ENTRIES
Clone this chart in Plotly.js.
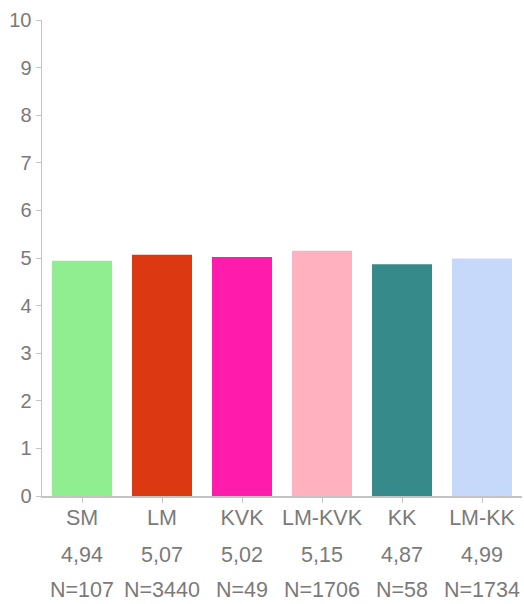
<!DOCTYPE html>
<html>
<head>
<meta charset="utf-8">
<script src="https://cdn.plot.ly/plotly-3.0.1.min.js"></script>
<style>html,body{margin:0;padding:0;background:#fff;}#chart{width:524px;height:604px;}</style>
</head>
<body>
<div id="chart"></div>
<script>
var categories = ["SM", "LM", "KVK", "LM-KVK", "KK", "LM-KK"];
var values = [4.94, 5.07, 5.02, 5.15, 4.87, 4.99];
var counts = [107, 3440, 49, 1706, 58, 1734];
var colors = ["#90EE90", "#DC3912", "#FF1CAC", "#FFB1BF", "#368A8A", "#C6D9FA"];
var yTicks = [0,1,2,3,4,5,6,7,8,9,10];

var font = "Liberation Sans, Arial, Helvetica, sans-serif";
var textColor = "#7a7a7a";

var trace = {
  type: "bar",
  x: categories,
  y: values,
  marker: {color: colors, line: {width: 0}},
  hoverinfo: "none"
};

var annotations = [];
categories.forEach(function(c, i) {
  annotations.push({
    x: c, xref: "x", y: 0, yref: "paper", yanchor: "middle",
    yshift: -59, showarrow: false,
    text: values[i].toFixed(2).replace(".", ","),
    font: {family: font, size: 21.5, color: textColor}
  });
  annotations.push({
    x: c, xref: "x", y: 0, yref: "paper", yanchor: "middle",
    yshift: -94, showarrow: false,
    text: "N=" + counts[i],
    font: {family: font, size: 21.5, color: textColor}
  });
});

var layout = {
  width: 524, height: 604,
  margin: {l: 42, r: 2, t: 20, b: 108, pad: 0},
  paper_bgcolor: "#fff", plot_bgcolor: "#fff",
  showlegend: false,
  bargap: 0.25,
  font: {family: font, size: 20, color: textColor},
  xaxis: {
    type: "category",
    showgrid: false, zeroline: false,
    showline: true, linecolor: "#c4c4c4", linewidth: 1.5,
    ticks: "outside", ticklen: 5, tickcolor: "#c4c4c4", tickwidth: 1,
    ticklabelstandoff: -3,
    tickfont: {family: font, size: 21.5, color: textColor},
    fixedrange: true
  },
  yaxis: {
    range: [0, 10],
    tickvals: yTicks,
    ticktext: yTicks.map(String),
    showgrid: false, zeroline: false,
    showline: true, linecolor: "#c4c4c4", linewidth: 1.5,
    ticks: "outside", ticklen: 5, tickcolor: "#c4c4c4", tickwidth: 1,
    tickfont: {family: font, size: 20, color: textColor},
    fixedrange: true
  },
  annotations: annotations
};

Plotly.newPlot("chart", [trace], layout, {displayModeBar: false, staticPlot: true});
</script>
</body>
</html>
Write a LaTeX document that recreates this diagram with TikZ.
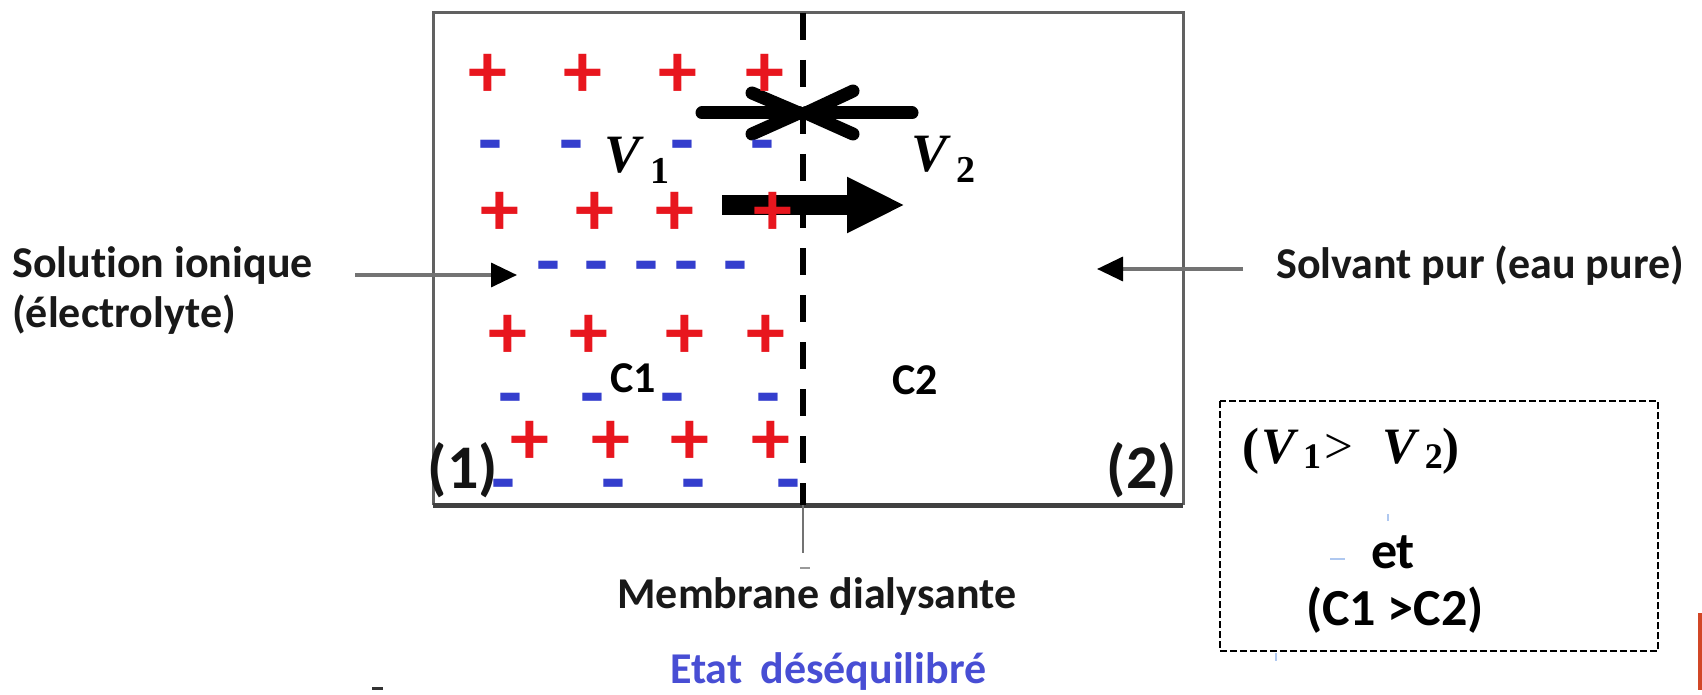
\documentclass[tikz,border=0pt]{standalone}
\usepackage{fontspec}
\setmainfont{Carlito}[Ligatures=NoCommon]
\newfontfamily\vfont{Liberation Serif}
\usetikzlibrary{arrows.meta}
\definecolor{ionred}{RGB}{232,22,30}
\definecolor{ionblue}{RGB}{52,62,205}
\definecolor{etatblue}{RGB}{72,78,212}
\definecolor{slideorange}{RGB}{210,71,38}
\definecolor{faintblue}{RGB}{175,200,240}
\begin{document}
\begin{tikzpicture}[x=1pt,y=-1pt,
  lbl/.style={font=\bfseries\fontsize{44}{50}\selectfont, text=black!90, inner sep=0pt},
  clbl/.style={font=\bfseries\fontsize{44}{44}\selectfont, text=black, inner sep=0pt, anchor=base},
  numlbl/.style={font=\bfseries\fontsize{62}{62}\selectfont, text=black!92, inner sep=0pt, anchor=base},
  vlab/.style={font=\vfont\bfseries\fontsize{54}{54}\selectfont, inner sep=0pt, anchor=base west},
  boxtxt/.style={font=\bfseries\fontsize{52}{52}\selectfont, inner sep=0pt, anchor=base},
  ionpos/.style={font=\bfseries\fontsize{78}{78}\selectfont, text=ionred, inner sep=0pt, anchor=base},
  ionneg/.style={font=\bfseries\fontsize{78}{78}\selectfont, text=ionblue, inner sep=0pt, anchor=base},
  boxline/.style={draw=black!62, line width=3pt},
  boxbottom/.style={draw=black!75, line width=5pt},
  membrane/.style={draw=black, line width=6pt, dash pattern=on 27pt off 20pt},
  barb/.style={draw=black, line width=13pt, line cap=round, line join=round},
  bigarrow/.style={draw=black, line width=20pt, -{Triangle[length=58pt,width=52pt]}},
  ptr/.style={draw=black!55, line width=3.5pt, -{Triangle[length=26pt,width=24pt,color=black]}},
  dashbox/.style={draw=black, line width=1.5pt, dash pattern=on 7pt off 3pt}
]
\useasboundingbox (0,0) rectangle (1702,695);
\fill[white] (0,0) rectangle (1702,695);

% container
\coordinate (bNW) at (433,13);
\coordinate (bNE) at (1183,13);
\coordinate (bSW) at (433,505);
\coordinate (bSE) at (1183,505);
\draw[boxline] (bSW) -- (bNW) -- (bNE) -- (bSE);
\draw[boxbottom] (bSW) -- (bSE);

% membrane
\coordinate (mTop) at (803,13);
\coordinate (mBot) at (803,505);
\coordinate (mEnd) at (803,553);
\draw[membrane] (mTop) -- (mBot);
\draw[draw=black!55, line width=2pt] (mBot) -- (mEnd);
\draw[draw=black!40, line width=2pt] (800,568) -- (810,568);

% big flux arrow
\coordinate (fA) at (722,205);
\coordinate (fB) at (905,205);
\draw[bigarrow] (fA) -- (fB);

% converging arrows V1 V2
\coordinate (tip) at (799,113);
\coordinate (tipR) at (806,113);
\coordinate (aL) at (702,113);
\coordinate (aR) at (912,113);
\draw[barb] (aL) -- (tip);
\draw[barb] (752,93) -- (tip) -- (752,134);
\draw[barb] (aR) -- (tipR);
\draw[barb] (853,91) -- (tipR) -- (853,134);

% ions +
\foreach \x/\y [count=\i] in {488/72,583/72,678/72,765/72,
  500/209,595/209,675/209,773/209,
  508/332,589/332,685/332,766/332,
  530/438,611/438,690/438,771/438}
  \node[ionpos] (p\i) at (\x,\y+26) {+};
% ions -
\foreach \x/\y [count=\i] in {490/146,571/146,682/146,762/146,
  548/266,596/266,646/266,686/266,735/266,
  510/398,592/398,672/398,768/398,
  503/484,613/484,693/484,788/484}
  \node[ionneg] (n\i) at (\x,\y+21) {-};

% labels inside
\node[clbl] (c1) at (633,392) {C1};
\node[clbl] (c2) at (915,394) {C2};
\node[numlbl] (one) at (463,488) {(1)};
\node[numlbl] (two) at (1142,488) {(2)};
\node[vlab] (v1) at (604,173) {\itshape V\kern10pt\raisebox{-11pt}{\upshape\fontsize{38}{38}\selectfont 1}};
\node[vlab] (v2) at (911,172) {\itshape V\kern9pt\raisebox{-11pt}{\upshape\fontsize{38}{38}\selectfont 2}};

% side labels and pointers
\node[lbl, anchor=base west, align=left] (sol) at (12,327) {Solution ionique\\(électrolyte)};
\node[lbl, anchor=base west] (solv) at (1276,278) {Solvant pur (eau pure)};
\coordinate (sA) at (355,275);
\coordinate (sB) at (517,275);
\draw[ptr] (sA) -- (sB);
\coordinate (wA) at (1243,269);
\coordinate (wB) at (1097,269);
\draw[ptr] (wA) -- (wB);

% bottom labels
\node[lbl, anchor=base] (memb) at (817,608) {Membrane dialysante};
\node[lbl, anchor=base west, text=etatblue] (etat) at (670,683) {Etat\hspace{8pt} déséquilibré};

% condition box
\draw[dashbox] (1220,401) rectangle (1658,651);
\node[vlab, font=\vfont\bfseries\fontsize{51}{51}\selectfont] (cond1) at (1242,463)
  {(\kern2pt\itshape V\kern8pt\raisebox{-5pt}{\upshape\fontsize{36}{36}\selectfont 1}\upshape\mdseries\kern3pt>\kern30pt\bfseries\itshape V\kern8pt\raisebox{-5pt}{\upshape\fontsize{36}{36}\selectfont 2}\upshape)};
\node[boxtxt] (et) at (1393,568) {et};
\node[boxtxt] (cond2) at (1395,625) {(C1 >C2)};

% faint artefacts
\draw[faintblue, line width=2pt] (1330,559) -- (1345,559);
\draw[faintblue, line width=2pt] (1388,514) -- (1388,521);
\draw[faintblue, line width=2pt] (1276,653) -- (1276,661);
\draw[black!80, line width=3pt] (372,688) -- (383,688);
\fill[slideorange] (1698,613) rectangle (1702,690);
\end{tikzpicture}
\end{document}
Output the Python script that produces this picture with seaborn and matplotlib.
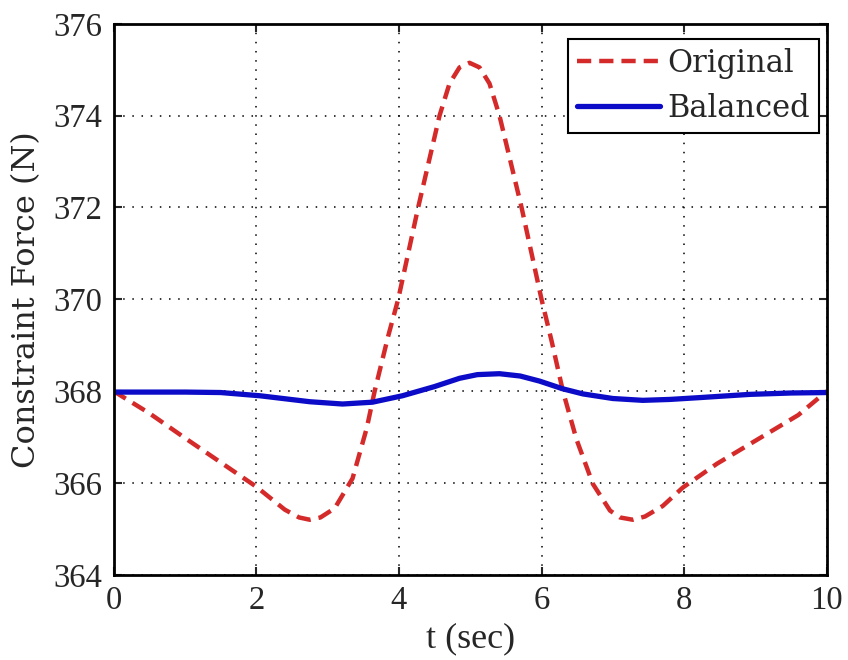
import seaborn as sns
import matplotlib.pyplot as plt

# values
t_original = [0, 0.5, 1.0, 1.5, 2.0, 2.4, 2.6, 2.75, 2.9, 3.1, 3.35, 3.55, 3.66,
              3.85, 3.99, 4.27, 4.57, 4.71, 4.85, 4.99, 5.13, 5.27, 5.41, 5.72,
              6.0, 6.14, 6.30, 6.49, 6.72, 6.96, 7.1, 7.28, 7.45, 7.7, 7.98,
              8.46, 9.16, 9.6, 10.0]
f_original = [368.0, 367.52, 366.98, 366.45, 365.92, 365.42, 365.25, 365.2, 365.25,
              365.45, 366.1, 367.2, 368.0, 369.2, 370.0, 372.0, 374.0, 374.7,
              375.05, 375.15, 375.05, 374.7, 374.0, 372.0, 370.0, 369.1, 368.0,
              366.95, 365.98, 365.4, 365.25, 365.2, 365.27, 365.5, 365.9, 366.42,
              367.07, 367.48, 368.0]

t_balanced = [0, 1.0, 1.5, 2.05, 2.75, 3.21, 3.63, 4.05, 4.5, 4.85, 5.1, 5.41, 5.7,
              5.97, 6.3, 6.58, 7.0, 7.42, 7.8, 8.22, 8.92, 9.5, 10]
f_balanced = [367.98, 367.98, 367.97, 367.9, 367.77, 367.72, 367.76, 367.9, 368.1,
              368.28, 368.36, 368.38, 368.33, 368.22, 368.05, 367.94, 367.84, 367.8,
              367.82, 367.86, 367.93, 367.96, 367.97]

x_ticks = [0, 2, 4, 6, 8, 10]
y_ticks = [364, 366, 368, 370, 372, 374, 376]

sns.set_style("ticks")
plt.rcParams['font.family'] = ['Liberation Serif', 'DejaVu Serif']

fig, ax = plt.subplots(figsize=(8.48, 6.6), dpi=100)
fig.subplots_adjust(left=0.134, right=0.975, top=0.964, bottom=0.129)

sns.lineplot(x=t_original, y=f_original, ax=ax, color='#d42a2a', linewidth=3.2,
             label='Original').lines[0].set_dashes((3.2, 1.8))
sns.lineplot(x=t_balanced, y=f_balanced, ax=ax, color='#0c0cc8', linewidth=3.8,
             label='Balanced')

ax.set_xlim(0, 10)
ax.set_ylim(364, 376)
ax.set_xticks(x_ticks)
ax.set_yticks(y_ticks)
ax.grid(True, color='black', linestyle=(0, (1, 5)), linewidth=1.1)
ax.tick_params(direction='in', length=6, width=1.5, top=True, right=True,
               labelsize=23.5, pad=8)
for s in ax.spines.values():
    s.set_linewidth(2)
    s.set_color('black')

ax.set_xlabel('t (sec)', fontsize=26, labelpad=4)
ax.set_ylabel('Constraint Force (N)', fontsize=23, family='DejaVu Serif', labelpad=8)

leg = ax.legend(loc='upper right', bbox_to_anchor=(0.989, 0.973), borderaxespad=0,
                fancybox=False, framealpha=1, edgecolor='black', handlelength=2.7,
                prop={'family': 'DejaVu Serif', 'size': 22}, borderpad=0.3,
                labelspacing=0.45, handletextpad=0.25)
leg.get_frame().set_linewidth(1.5)

fig.savefig('out.png', dpi=100)
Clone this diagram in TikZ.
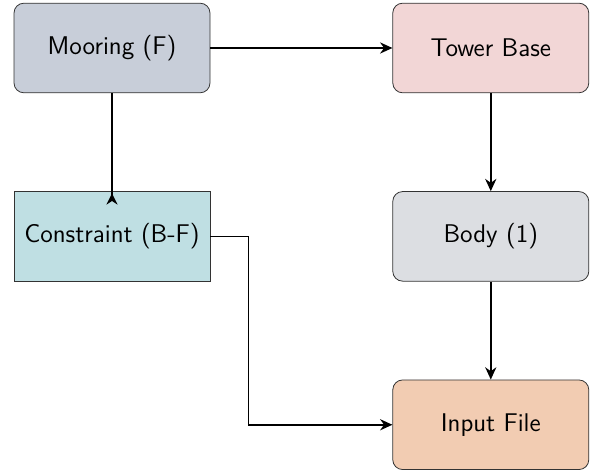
\documentclass[tikz,border=0pt]{standalone}
\usepackage{tikz}
\usetikzlibrary{positioning, calc, arrows.meta}

\definecolor{mooringcol}{HTML}{C8CED9}
\definecolor{towercol}{HTML}{F2D6D6}
\definecolor{constraintcol}{HTML}{BFDFE3}
\definecolor{bodycol}{HTML}{DCDEE2}
\definecolor{inputcol}{HTML}{F2CCB2}

\begin{document}
\begin{tikzpicture}[
    font=\sffamily\fontsize{13}{15}\selectfont,
    block/.style={draw=black!80, thin, rounded corners=5pt, minimum width=3.5cm, minimum height=1.6cm},
    flatblock/.style={draw=black!80, thin, minimum width=3.5cm, minimum height=1.6cm},
    link/.style={thick, -{Stealth[length=2.2mm, width=2mm]}},
    node distance=1.75cm and 3.25cm
  ]
    \useasboundingbox (0,0) rectangle (10.643,-8.464);

    \node[block, fill=mooringcol] (mooring) at (2.0,-0.857) {Mooring (F)};
    \node[block, fill=towercol, right=of mooring] (tower) {Tower Base};
    \node[flatblock, fill=constraintcol, below=of mooring] (constraint) {Constraint (B-F)};
    \node[block, fill=bodycol, below=of tower] (body) {Body (1)};
    \node[block, fill=inputcol, below=of body] (input) {Input File};

    \draw[link] (mooring.east) -- (tower.west);
    \draw[link] (tower.south) -- (body.north);
    \draw[link] (body.south) -- (input.north);
    \draw[thick, -{Stealth[reversed, length=2mm, width=2mm]}, shorten >=-2.4mm] (mooring.south) -- (constraint.north);

    \coordinate (bend) at ($(constraint.east)+(0.68,0)$);
    \draw[link] (constraint.east) -- (bend) |- (input.west);
  \end{tikzpicture}
\end{document}
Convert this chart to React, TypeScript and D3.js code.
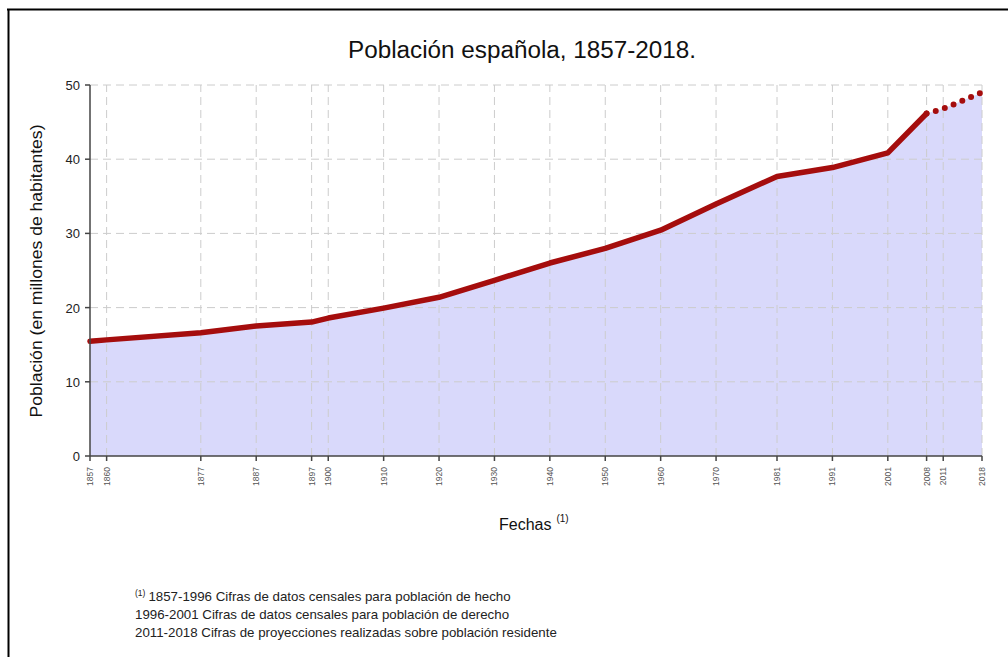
import React from "react";
import * as d3 from "d3";

const years = [1857, 1860, 1877, 1887, 1897, 1900, 1910, 1920, 1930, 1940, 1950, 1960, 1970, 1981, 1991, 2001, 2008];
const population = [15.46, 15.65, 16.62, 17.53, 18.05, 18.59, 19.93, 21.39, 23.68, 26.01, 27.98, 30.43, 33.96, 37.68, 38.87, 40.85, 46.16];
const projYears = [2008, 2011, 2018];
const projPopulation = [46.16, 46.8, 49.0];
const tickYears = [1857, 1860, 1877, 1887, 1897, 1900, 1910, 1920, 1930, 1940, 1950, 1960, 1970, 1981, 1991, 2001, 2008, 2011, 2018];
const yTicks = [0, 10, 20, 30, 40, 50];
const footnotes = [
  "1857-1996 Cifras de datos censales para población de hecho",
  "1996-2001 Cifras de datos censales para población de derecho",
  "2011-2018 Cifras de proyecciones realizadas sobre población residente",
];

const W = 1008, H = 657;
const FONT = "'Liberation Sans', Arial, sans-serif";

export default function App() {
  const x = d3.scaleLinear().domain([1857, 2018]).range([90, 982]);
  const y = d3.scaleLinear().domain([0, 50]).range([456, 85]);
  const main = years.map((yr, i) => [yr, population[i]] as [number, number]);
  const proj = projYears.map((yr, i) => [yr, projPopulation[i]] as [number, number]);
  const all = [...main, ...proj.slice(1)];
  const area = d3.area<[number, number]>().x(d => x(d[0])).y0(y(0)).y1(d => y(d[1]))(all) || "";
  const line = d3.line<[number, number]>().x(d => x(d[0])).y(d => y(d[1]));
  return (
    <svg width={W} height={H} style={{ position: "absolute", left: 0, top: 0, background: "#fff" }}>
      <line x1={7} x2={1008} y1={9.5} y2={9.5} stroke="#000" strokeWidth={2} />
      <line x1={8.5} x2={8.5} y1={9} y2={657} stroke="#000" strokeWidth={2} />
      <text x={522} y={58} textAnchor="middle" fontFamily={FONT} fontSize={23} fill="#111" textLength={348} lengthAdjust="spacingAndGlyphs">Población española, 1857-2018.</text>
      <path d={area} fill="#d9d9fb" />
      {yTicks.filter(t => t > 0).map(t => (
        <line key={"gy" + t} x1={x(1857)} x2={x(2018)} y1={y(t)} y2={y(t)} stroke="#cccccc" strokeDasharray="8,5" />
      ))}
      {tickYears.filter(t => t > 1857).map(t => (
        <line key={"gx" + t} x1={x(t)} x2={x(t)} y1={y(0)} y2={y(50)} stroke="#cccccc" strokeDasharray="8,5" />
      ))}
      <path d={line(main) || ""} fill="none" stroke="#a50d0d" strokeWidth={5.5} strokeLinejoin="round" strokeLinecap="round" />
      <path d={line(proj) || ""} fill="none" stroke="#a50d0d" strokeWidth={6} strokeDasharray="0,9.5" strokeDashoffset={-9.5} strokeLinecap="round" />
      <line x1={x(1857)} x2={x(1857)} y1={y(0)} y2={y(50)} stroke="#444" strokeWidth={1.5} />
      <line x1={x(1857)} x2={x(2018)} y1={y(0)} y2={y(0)} stroke="#444" strokeWidth={1.5} />
      {yTicks.map(t => (
        <g key={"yt" + t}>
          <line x1={x(1857) - 5} x2={x(1857)} y1={y(t)} y2={y(t)} stroke="#444" strokeWidth={1.5} />
          <text x={x(1857) - 10} y={y(t) + 5} textAnchor="end" fontFamily={FONT} fontSize={13} fill="#222">{t}</text>
        </g>
      ))}
      {tickYears.map(t => (
        <g key={"xt" + t}>
          <line x1={x(t)} x2={x(t)} y1={y(0)} y2={y(0) + 5} stroke="#444" strokeWidth={1.5} />
          <text transform={`translate(${x(t) + 3},${y(0) + 11}) rotate(-90)`} textAnchor="end" fontFamily={FONT} fontSize={8.5} fill="#555">{t}</text>
        </g>
      ))}
      <text transform={`translate(42,271) rotate(-90)`} textAnchor="middle" fontFamily={FONT} fontSize={17} fill="#111" textLength={293} lengthAdjust="spacingAndGlyphs">Población (en millones de habitantes)</text>
      <text x={499} y={530} fontFamily={FONT} fontSize={16} fill="#111">Fechas<tspan dx={5} dy={-8} fontSize={10}>(1)</tspan></text>
      <text x={135} y={601} fontFamily={FONT} fontSize={13.3} fill="#222"><tspan fontSize={8.5} dy={-5}>(1)</tspan><tspan dx={3} dy={5}>{footnotes[0]}</tspan></text>
      <text x={135} y={619} fontFamily={FONT} fontSize={13.3} fill="#222">{footnotes[1]}</text>
      <text x={135} y={637} fontFamily={FONT} fontSize={13.3} fill="#222">{footnotes[2]}</text>
    </svg>
  );
}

TASK GOAL
From the material above, count the lines that include "with" and give only the total.

EXERCISE RESULT
2